Meet the chefs
“My name Is Bernadeta M. Nagita, but my friends simply call me Sweet or Nagita. My talent and desire for cooking came to the surface when at eight, I was taken to the village to live with my sickly 65-year-old granny. Somehow, I took on the role of parenting her and her great grandchildren, primarily ensuring there was food cooked every day.
It is not easy to spice up village food but I remember attracting little children in the homestead to our house with my cooking. My interest kept growing, and I remember being asked to help with the cooking at a village wedding reception.

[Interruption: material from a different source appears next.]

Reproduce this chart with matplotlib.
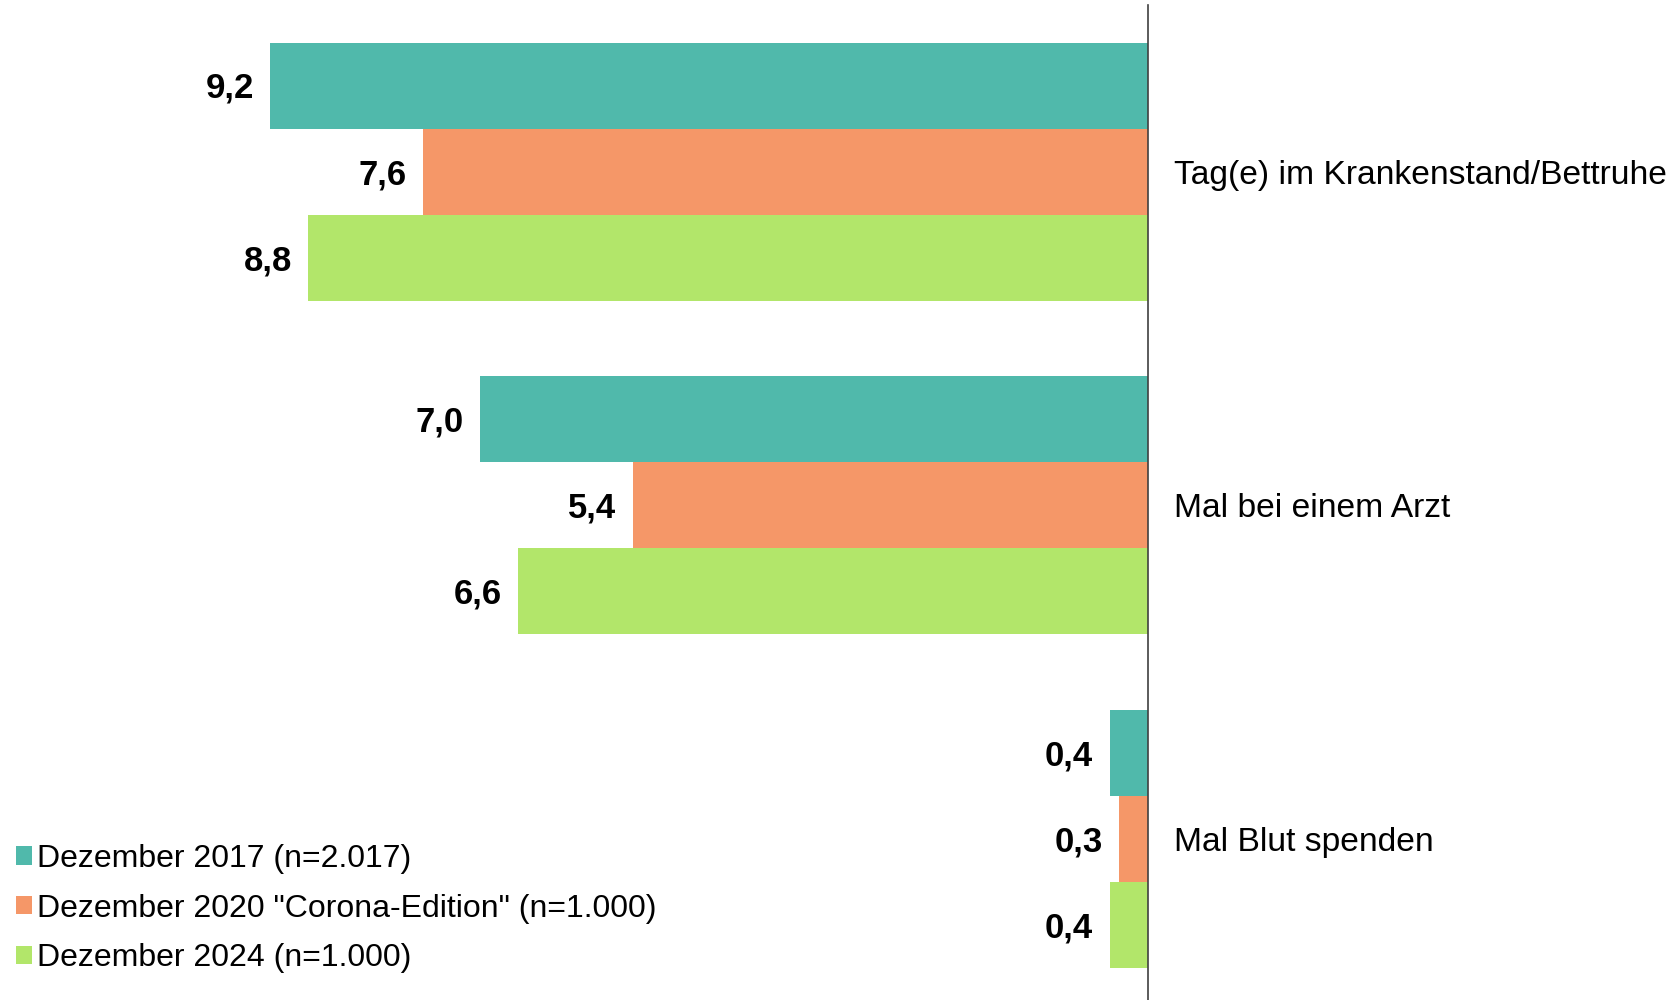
import matplotlib
matplotlib.use("Agg")
import matplotlib.pyplot as plt
import numpy as np

plt.rcParams['font.family'] = ['Liberation Sans', 'DejaVu Sans']

categories = ["Tag(e) im Krankenstand/Bettruhe", "Mal bei einem Arzt", "Mal Blut spenden"]
series_names = ["Dezember 2017 (n=2.017)",
                "Dezember 2020 \"Corona-Edition\" (n=1.000)",
                "Dezember 2024 (n=1.000)"]
values_2017 = [9.2, 7.0, 0.4]
values_2020 = [7.6, 5.4, 0.3]
values_2024 = [8.8, 6.6, 0.4]
colors = ["#50B9AB", "#F59768", "#B2E66A"]

W, H = 1675, 1000
fig = plt.figure(figsize=(W / 100, H / 100), dpi=100)
axis_px = 1148
ax = fig.add_axes([0, 0, axis_px / W, (1000 - 5) / H])

pos = np.arange(len(categories))
bh = 0.258
all_series = [values_2017, values_2020, values_2024]
for i, (vals, name, col) in enumerate(zip(all_series, series_names, colors)):
    ys = pos + (i - 1) * bh
    ax.barh(ys, vals, height=bh, color=col, label=name, linewidth=0)
    for y, v in zip(ys, vals):
        ax.annotate(f"{v:.1f}".replace(".", ","), xy=(v, y), xytext=(-12, -2),
                    textcoords="offset points", ha="right", va="center",
                    fontsize=25, fontweight="bold", color="black")

px_per_unit = 95.4
ax.set_xlim(axis_px / px_per_unit, 0)
ax.set_ylim(2.483, -0.5)

for s in ["top", "bottom", "left"]:
    ax.spines[s].set_visible(False)
ax.spines["right"].set_color("#404040")
ax.spines["right"].set_linewidth(1.2)
ax.set_xticks([])
ax.yaxis.tick_right()
ax.set_yticks(pos, categories)
ax.tick_params(axis="y", length=0, pad=19, labelsize=24.2)
ax.patch.set_alpha(0)

fig.legend(loc="upper left", bbox_to_anchor=(0.002, 0.169), frameon=False,
           fontsize=23, handlelength=0.5, handleheight=0.5,
           handletextpad=0.15, labelspacing=0.62, borderaxespad=0)

fig.savefig("out.png", dpi=100)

The reverend in attendance asked if was interest in joining a “cook school”. I, however, never got round to getting formal training. I just kept cooking through school, and even more when my friends at university discovered my love for cooking and kept asking me to cook for them. I tried compiling and having my recipes published, but only for about a month as I got busy with my career as a communications personnel.
My recipe choices for Easter
I do not eat red meat. That is why I love chicken, something I have enjoyed since childhood. Once, I carried a live cock to my university hostel and my roommate called her friends to come see “our live hen” before I cooked it.
What it takes to be a good cook
It requires confident guesswork and improvisation, experimentation and dealing with failure and uncertainty in a creative way. If you are careful to use the proper ingredients and not try to take shortcuts, you can usually come up with something good.”
This host of the Kitchen Delight cookery show on NTV also has no formal training in catering. His skill and interest was a result of watching his mother put together different foods to produce tasty meals for the family over the years.
The 30-year-old pursued a bachelor of Arts in Education at Makerere University majoring in Economics, but insists he is not in the wrong profession as he also teaches cookery.
Most of his recipes, he says, are his original concoctions that will not be found in any recipe books. “Cooking is all about experimenting and coming out with something lovely to the eye, and delicious to one’s taste buds,” he says.
Bernadeta M. Nagita’s recipe choices
Nagita, a 26-year-old who loves to cook, gives you two recipes; an elaborate one for those who have time and help and a simple 45-minute sauce that will make things different at your table.
1. Roasted Chicken stew
1. Wash and drain the chicken pieces.
2. Light the charcoal stove until half red-hot
3. Place the matooke peels over the heated charcoal on the stove, then place the mesh.
4. Spread the chicken over the mesh and regulate the heat to ensure the chicken does not get burnt.
5. Roast until the pieces achieve an evenly distributed layer of golden brown.
6. Stack the pieces in a dry pan.
7. Slice the onions, and the tomatoes into round thin layers.
9. Chop the green pepper.
2. Metal net or mesh for roasts (akatimba)
3. Whole chicken chopped in pieces
4. 1kg of matooke peels
5. Two cloves of onions
6. One green pepper
7. Three sizeable tomatoes
8. A charcoal stove
• Add 25ml of oil into a dry pan and heat
• Add half the chopped onions.
• Add the chicken pieces, stir and add one litre of water. Add a little salt, royco and stir.
• Cover and allow to cook for 40 minutes.
• Drain out the water (now the soup) into a clean pan and cover it. Return the chicken on fire and allow all the soup to drain out until the pan base forms a golden-brown layer.
• Add 15ml of oil, and the rest of the onions, then fry until the onions are brown.
• Add the tomatoes and stir until they get ready.
• Add salt and royco this time to taste, then pour the green pepper and the initially drained chicken soup too.
• Cover and allow to cook until chicken is ready.
• Turn off the fire and allow the sauce settle for about 10 minutes.
This sauce is best served with steamed matooke and posho. You could also serve it with rice or macaroni.